* START Provided data *

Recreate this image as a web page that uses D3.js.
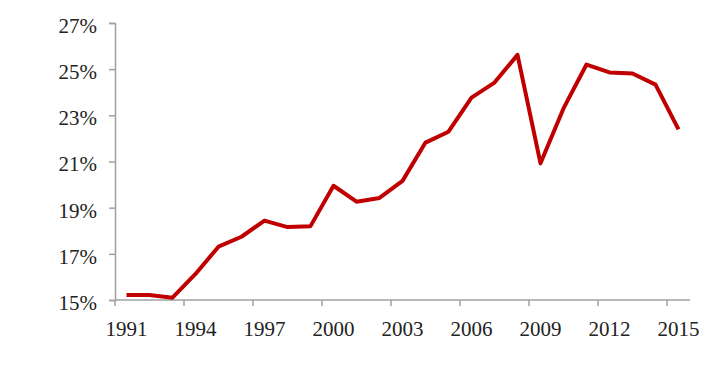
<!DOCTYPE html>
<meta charset="utf-8">
<style>
body { margin: 0; background: white; }
svg { display: block; }
.axis path, .axis line { stroke: #a0a0a0; stroke-width: 1.5px; fill: none; }
.axis text { font-family: "Liberation Serif", "Times New Roman", serif; font-size: 21px; fill: #222; }
</style>
<svg width="715" height="369"></svg>
<script src="https://d3js.org/d3.v7.min.js"></script>
<script>
var years = d3.range(1991, 2016);
var share = [15.22, 15.22, 15.1, 16.13, 17.31, 17.74, 18.44, 18.16, 18.2, 19.95,
             19.26, 19.42, 20.16, 21.82, 22.29, 23.77, 24.42, 25.62, 20.92, 23.3,
             25.2, 24.86, 24.81, 24.33, 22.39];
var yTicks = [15, 17, 19, 21, 23, 25, 27];
var xLabels = [1991, 1994, 1997, 2000, 2003, 2006, 2009, 2012, 2015];

var svg = d3.select("svg");

var x = d3.scaleBand().domain(years).range([115, 690]);
var y = d3.scaleLinear().domain([15, 27]).range([300, 23]);

// x axis: ticks at category boundaries, labels at category centres
var gx = svg.append("g").attr("class", "axis");
gx.append("line")
    .attr("x1", x.range()[0]).attr("x2", x.range()[1])
    .attr("y1", y(15)).attr("y2", y(15));
gx.selectAll(".tk").data(xLabels).enter().append("line")
    .attr("x1", function(d) { return x(d); })
    .attr("x2", function(d) { return x(d); })
    .attr("y1", y(15)).attr("y2", y(15) + 6);
gx.selectAll("text").data(xLabels).enter().append("text")
    .attr("x", function(d) { return x(d) + x.bandwidth() / 2; })
    .attr("y", 336)
    .attr("text-anchor", "middle")
    .text(function(d) { return d; });

// y axis
svg.append("g")
    .attr("class", "axis")
    .attr("transform", "translate(115,0)")
    .call(d3.axisLeft(y).tickValues(yTicks).tickSize(6).tickPadding(12)
        .tickFormat(function(d) { return d + "%"; }))
    .call(function(g) { g.selectAll("text").attr("dy", "0.45em"); });

var line = d3.line()
    .x(function(d, i) { return x(years[i]) + x.bandwidth() / 2; })
    .y(function(d) { return y(d); });

svg.append("path")
    .datum(share)
    .attr("fill", "none")
    .attr("stroke", "#c00000")
    .attr("stroke-width", 4)
    .attr("stroke-linejoin", "round")
    .attr("d", line);
</script>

* END Provided data *

• **Prompt**
The data should be printed again unchanged; leave its pictures out.

• **The reply**
Recreate this image as a web page that uses D3.js.
<!DOCTYPE html>
<meta charset="utf-8">
<style>
body { margin: 0; background: white; }
svg { display: block; }
.axis path, .axis line { stroke: #a0a0a0; stroke-width: 1.5px; fill: none; }
.axis text { font-family: "Liberation Serif", "Times New Roman", serif; font-size: 21px; fill: #222; }
</style>
<svg width="715" height="369"></svg>
<script src="https://d3js.org/d3.v7.min.js"></script>
<script>
var years = d3.range(1991, 2016);
var share = [15.22, 15.22, 15.1, 16.13, 17.31, 17.74, 18.44, 18.16, 18.2, 19.95,
             19.26, 19.42, 20.16, 21.82, 22.29, 23.77, 24.42, 25.62, 20.92, 23.3,
             25.2, 24.86, 24.81, 24.33, 22.39];
var yTicks = [15, 17, 19, 21, 23, 25, 27];
var xLabels = [1991, 1994, 1997, 2000, 2003, 2006, 2009, 2012, 2015];

var svg = d3.select("svg");

var x = d3.scaleBand().domain(years).range([115, 690]);
var y = d3.scaleLinear().domain([15, 27]).range([300, 23]);

// x axis: ticks at category boundaries, labels at category centres
var gx = svg.append("g").attr("class", "axis");
gx.append("line")
    .attr("x1", x.range()[0]).attr("x2", x.range()[1])
    .attr("y1", y(15)).attr("y2", y(15));
gx.selectAll(".tk").data(xLabels).enter().append("line")
    .attr("x1", function(d) { return x(d); })
    .attr("x2", function(d) { return x(d); })
    .attr("y1", y(15)).attr("y2", y(15) + 6);
gx.selectAll("text").data(xLabels).enter().append("text")
    .attr("x", function(d) { return x(d) + x.bandwidth() / 2; })
    .attr("y", 336)
    .attr("text-anchor", "middle")
    .text(function(d) { return d; });

// y axis
svg.append("g")
    .attr("class", "axis")
    .attr("transform", "translate(115,0)")
    .call(d3.axisLeft(y).tickValues(yTicks).tickSize(6).tickPadding(12)
        .tickFormat(function(d) { return d + "%"; }))
    .call(function(g) { g.selectAll("text").attr("dy", "0.45em"); });

var line = d3.line()
    .x(function(d, i) { return x(years[i]) + x.bandwidth() / 2; })
    .y(function(d) { return y(d); });

svg.append("path")
    .datum(share)
    .attr("fill", "none")
    .attr("stroke", "#c00000")
    .attr("stroke-width", 4)
    .attr("stroke-linejoin", "round")
    .attr("d", line);
</script>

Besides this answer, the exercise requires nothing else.